### WORK TO BE COMPLETED
Without the pictures, extract every line from the start of the material to the line containing "width=0.8))", both ends included.

### DATA LINES
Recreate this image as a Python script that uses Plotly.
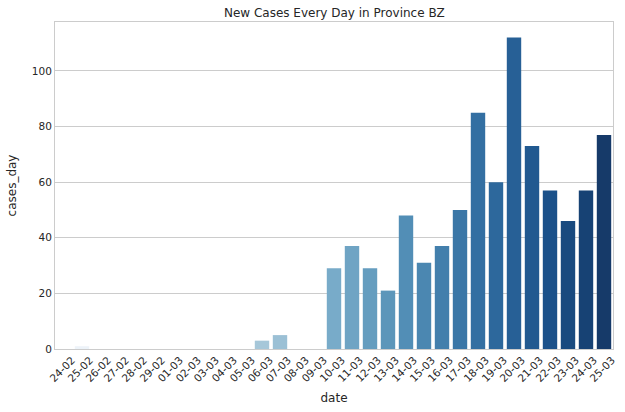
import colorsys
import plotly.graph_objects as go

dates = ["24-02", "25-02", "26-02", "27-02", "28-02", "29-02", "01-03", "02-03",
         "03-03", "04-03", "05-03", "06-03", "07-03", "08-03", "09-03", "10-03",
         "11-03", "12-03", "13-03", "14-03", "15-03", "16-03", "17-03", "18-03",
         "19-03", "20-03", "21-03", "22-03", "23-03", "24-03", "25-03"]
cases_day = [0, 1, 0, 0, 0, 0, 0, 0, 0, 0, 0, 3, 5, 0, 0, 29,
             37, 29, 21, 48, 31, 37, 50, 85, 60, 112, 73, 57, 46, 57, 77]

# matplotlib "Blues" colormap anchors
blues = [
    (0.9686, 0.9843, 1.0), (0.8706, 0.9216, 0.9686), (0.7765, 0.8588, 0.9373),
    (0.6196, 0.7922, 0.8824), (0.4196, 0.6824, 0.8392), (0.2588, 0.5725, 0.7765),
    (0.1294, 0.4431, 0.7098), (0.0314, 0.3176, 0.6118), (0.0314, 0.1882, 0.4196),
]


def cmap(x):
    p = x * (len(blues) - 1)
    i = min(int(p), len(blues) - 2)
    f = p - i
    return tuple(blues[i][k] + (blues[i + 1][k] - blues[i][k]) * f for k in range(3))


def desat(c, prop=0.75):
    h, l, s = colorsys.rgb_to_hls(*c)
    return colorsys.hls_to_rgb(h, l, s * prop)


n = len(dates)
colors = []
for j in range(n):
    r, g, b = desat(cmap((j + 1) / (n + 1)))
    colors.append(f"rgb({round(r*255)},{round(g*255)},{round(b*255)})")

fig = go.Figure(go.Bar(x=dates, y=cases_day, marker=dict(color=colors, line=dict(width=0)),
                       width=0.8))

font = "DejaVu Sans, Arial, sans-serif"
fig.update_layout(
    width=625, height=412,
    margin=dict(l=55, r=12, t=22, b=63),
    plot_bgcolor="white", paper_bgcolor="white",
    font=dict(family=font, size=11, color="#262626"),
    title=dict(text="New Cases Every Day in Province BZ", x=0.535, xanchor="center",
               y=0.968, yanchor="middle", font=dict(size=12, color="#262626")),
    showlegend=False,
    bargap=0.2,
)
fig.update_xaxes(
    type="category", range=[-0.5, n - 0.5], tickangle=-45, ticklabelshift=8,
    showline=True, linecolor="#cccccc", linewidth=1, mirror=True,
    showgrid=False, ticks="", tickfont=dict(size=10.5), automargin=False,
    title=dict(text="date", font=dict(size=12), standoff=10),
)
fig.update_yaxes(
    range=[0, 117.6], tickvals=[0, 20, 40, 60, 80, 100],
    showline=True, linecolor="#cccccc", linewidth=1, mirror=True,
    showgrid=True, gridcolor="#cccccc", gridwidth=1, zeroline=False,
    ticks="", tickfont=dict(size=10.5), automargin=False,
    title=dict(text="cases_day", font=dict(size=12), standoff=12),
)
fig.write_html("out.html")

### OUTPUT OF THE EXERCISE
Recreate this image as a Python script that uses Plotly.
import colorsys
import plotly.graph_objects as go

dates = ["24-02", "25-02", "26-02", "27-02", "28-02", "29-02", "01-03", "02-03",
         "03-03", "04-03", "05-03", "06-03", "07-03", "08-03", "09-03", "10-03",
         "11-03", "12-03", "13-03", "14-03", "15-03", "16-03", "17-03", "18-03",
         "19-03", "20-03", "21-03", "22-03", "23-03", "24-03", "25-03"]
cases_day = [0, 1, 0, 0, 0, 0, 0, 0, 0, 0, 0, 3, 5, 0, 0, 29,
             37, 29, 21, 48, 31, 37, 50, 85, 60, 112, 73, 57, 46, 57, 77]

# matplotlib "Blues" colormap anchors
blues = [
    (0.9686, 0.9843, 1.0), (0.8706, 0.9216, 0.9686), (0.7765, 0.8588, 0.9373),
    (0.6196, 0.7922, 0.8824), (0.4196, 0.6824, 0.8392), (0.2588, 0.5725, 0.7765),
    (0.1294, 0.4431, 0.7098), (0.0314, 0.3176, 0.6118), (0.0314, 0.1882, 0.4196),
]


def cmap(x):
    p = x * (len(blues) - 1)
    i = min(int(p), len(blues) - 2)
    f = p - i
    return tuple(blues[i][k] + (blues[i + 1][k] - blues[i][k]) * f for k in range(3))


def desat(c, prop=0.75):
    h, l, s = colorsys.rgb_to_hls(*c)
    return colorsys.hls_to_rgb(h, l, s * prop)


n = len(dates)
colors = []
for j in range(n):
    r, g, b = desat(cmap((j + 1) / (n + 1)))
    colors.append(f"rgb({round(r*255)},{round(g*255)},{round(b*255)})")

fig = go.Figure(go.Bar(x=dates, y=cases_day, marker=dict(color=colors, line=dict(width=0)),
                       width=0.8))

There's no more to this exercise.